My clip or your clip?
May 17, 2013Commander Chris Hadfield floats through the International Space Station ISS, playing his guitar in zero gravity and singing the most classic of all astronaut songs, David Bowie's Space Oddity. The video was posted on YouTube on May 12, 2013. Four days later, it had been clicked on more than 12 million times.
YouTube users are not the only ones responsible for the video's lightning circulation; social media, including Facebook and Twitter, played a role, too. Someone notices a clip, likes it and posts it on his Facebook timeline, shares it and attaches it on personal messages. The media jumped on this particular bandwagon; even the more staid German TV news show, Tagesthemen, reported on the video.
A single court case
The end may be near for that kind of hype, however. After Germany's highest court looked into the auto-complete function of Google's search engine, it now has the next big player of the Internet on the agenda: YouTube, and its option to embed YouTube clips on other websites.
Again its a single court case that sparked the whole thing. A company producing water filters had posted a video about water contamination on YouTube. A competitor embedded the video on its own website. The original makers of the clip then wanted to have that banned.
In a first hearing, the court had already suggested that it might be a case of copyright violation. On Thursday (16.05.2013), the judges were set to hand down their ruling, but they passed the case to Luxembourg, where the European Court of Justice will now decide whether embedding YouTube clips – also known as 'framing' – is a violation of European copyright law.
Web users are nervous. Should framing be deemed illegal, it could open up a whole new field of profit for lawyers; after all, YouTube clips get shared and embedded by the millions.

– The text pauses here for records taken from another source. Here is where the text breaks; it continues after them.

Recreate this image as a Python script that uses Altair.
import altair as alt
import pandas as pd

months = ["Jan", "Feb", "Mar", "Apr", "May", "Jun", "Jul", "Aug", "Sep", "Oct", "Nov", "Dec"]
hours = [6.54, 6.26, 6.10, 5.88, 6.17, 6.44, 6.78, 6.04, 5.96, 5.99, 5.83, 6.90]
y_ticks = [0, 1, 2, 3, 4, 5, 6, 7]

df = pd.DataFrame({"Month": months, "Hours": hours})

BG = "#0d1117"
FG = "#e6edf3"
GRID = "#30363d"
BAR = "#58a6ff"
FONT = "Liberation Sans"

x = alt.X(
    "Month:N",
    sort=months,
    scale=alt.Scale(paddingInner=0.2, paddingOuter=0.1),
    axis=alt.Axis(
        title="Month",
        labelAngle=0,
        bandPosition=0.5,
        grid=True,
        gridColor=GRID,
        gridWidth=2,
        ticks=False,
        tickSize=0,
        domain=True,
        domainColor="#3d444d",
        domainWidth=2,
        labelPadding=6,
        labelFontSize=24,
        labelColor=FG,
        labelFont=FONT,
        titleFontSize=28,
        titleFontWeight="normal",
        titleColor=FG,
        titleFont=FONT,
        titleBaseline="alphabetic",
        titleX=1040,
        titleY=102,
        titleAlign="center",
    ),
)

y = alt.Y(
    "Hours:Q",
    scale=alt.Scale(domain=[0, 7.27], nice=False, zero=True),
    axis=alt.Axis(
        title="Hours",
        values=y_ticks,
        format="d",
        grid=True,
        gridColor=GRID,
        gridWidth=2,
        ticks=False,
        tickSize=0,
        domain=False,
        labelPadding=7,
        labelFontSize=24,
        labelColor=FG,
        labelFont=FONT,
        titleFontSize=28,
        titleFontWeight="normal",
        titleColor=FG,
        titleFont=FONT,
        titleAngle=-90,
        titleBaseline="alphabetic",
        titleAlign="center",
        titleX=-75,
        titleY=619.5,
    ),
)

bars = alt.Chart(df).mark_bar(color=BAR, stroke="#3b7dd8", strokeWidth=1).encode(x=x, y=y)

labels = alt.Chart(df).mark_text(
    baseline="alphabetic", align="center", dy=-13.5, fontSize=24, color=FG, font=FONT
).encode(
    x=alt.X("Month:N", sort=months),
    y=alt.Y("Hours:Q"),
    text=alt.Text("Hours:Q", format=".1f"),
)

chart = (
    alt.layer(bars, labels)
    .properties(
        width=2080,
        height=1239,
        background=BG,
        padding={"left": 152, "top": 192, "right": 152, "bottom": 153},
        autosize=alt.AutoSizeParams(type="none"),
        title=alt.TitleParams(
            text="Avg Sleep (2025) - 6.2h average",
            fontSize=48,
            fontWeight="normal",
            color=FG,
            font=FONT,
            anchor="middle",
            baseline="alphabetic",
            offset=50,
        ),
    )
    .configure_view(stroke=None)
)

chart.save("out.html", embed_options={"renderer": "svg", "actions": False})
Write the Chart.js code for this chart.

Otto Freiherr Grote, a Cologne lawyer specializing in media issues, thinks there will be a more differentiated decision. "This depends on many factors. For instance, you have to distinguish whether a video gets embedded for commercial, or for private use." Also, it would mean that one would need to check whether the video clip is legally on YouTube, he stressed. If the creator of the clip didn't approve it, then the person who embeds or shares it could be in trouble.
Embedding is legally ok
Whoever uploads their clips to platforms like YouTube, Vimeo or Soundcloud usually is okay with having the videos shared elsewhere on the web. An earlier ruling by the German court already stated that uploading a video to YouTube means the user grants the rights to have that clip embedded on other websites.
Embedding videos on a personal website is very easy. For every clip, YouTube offers a so-called embed-code. All you have to do is copy that code and paste it into your website. The clip itself remains where it is – on YouTube. The video gets played on the other website, but in a YouTube window so everyone can clearly identify where it comes from.
Hadfield will keep singing
Grote hopes for a good decision from the judges in Luxembourg and in Germany's highest court in Karlsruhe. He expects that, in future, it will be possible to share YouTube clips on private websites, or social media sites, like Facebook. But he does urge users to be careful when embedding. "It should be clear that it's an embedded video. Also the users have to makes sure that the video is not illegally on YouTube."
In the case of the Hadfield space video, there's no need to be worried, Grote believes. "Its very unlikely that the private posting of videos will be somehow affected by the court decision – even if there might still be risks in those cases as well."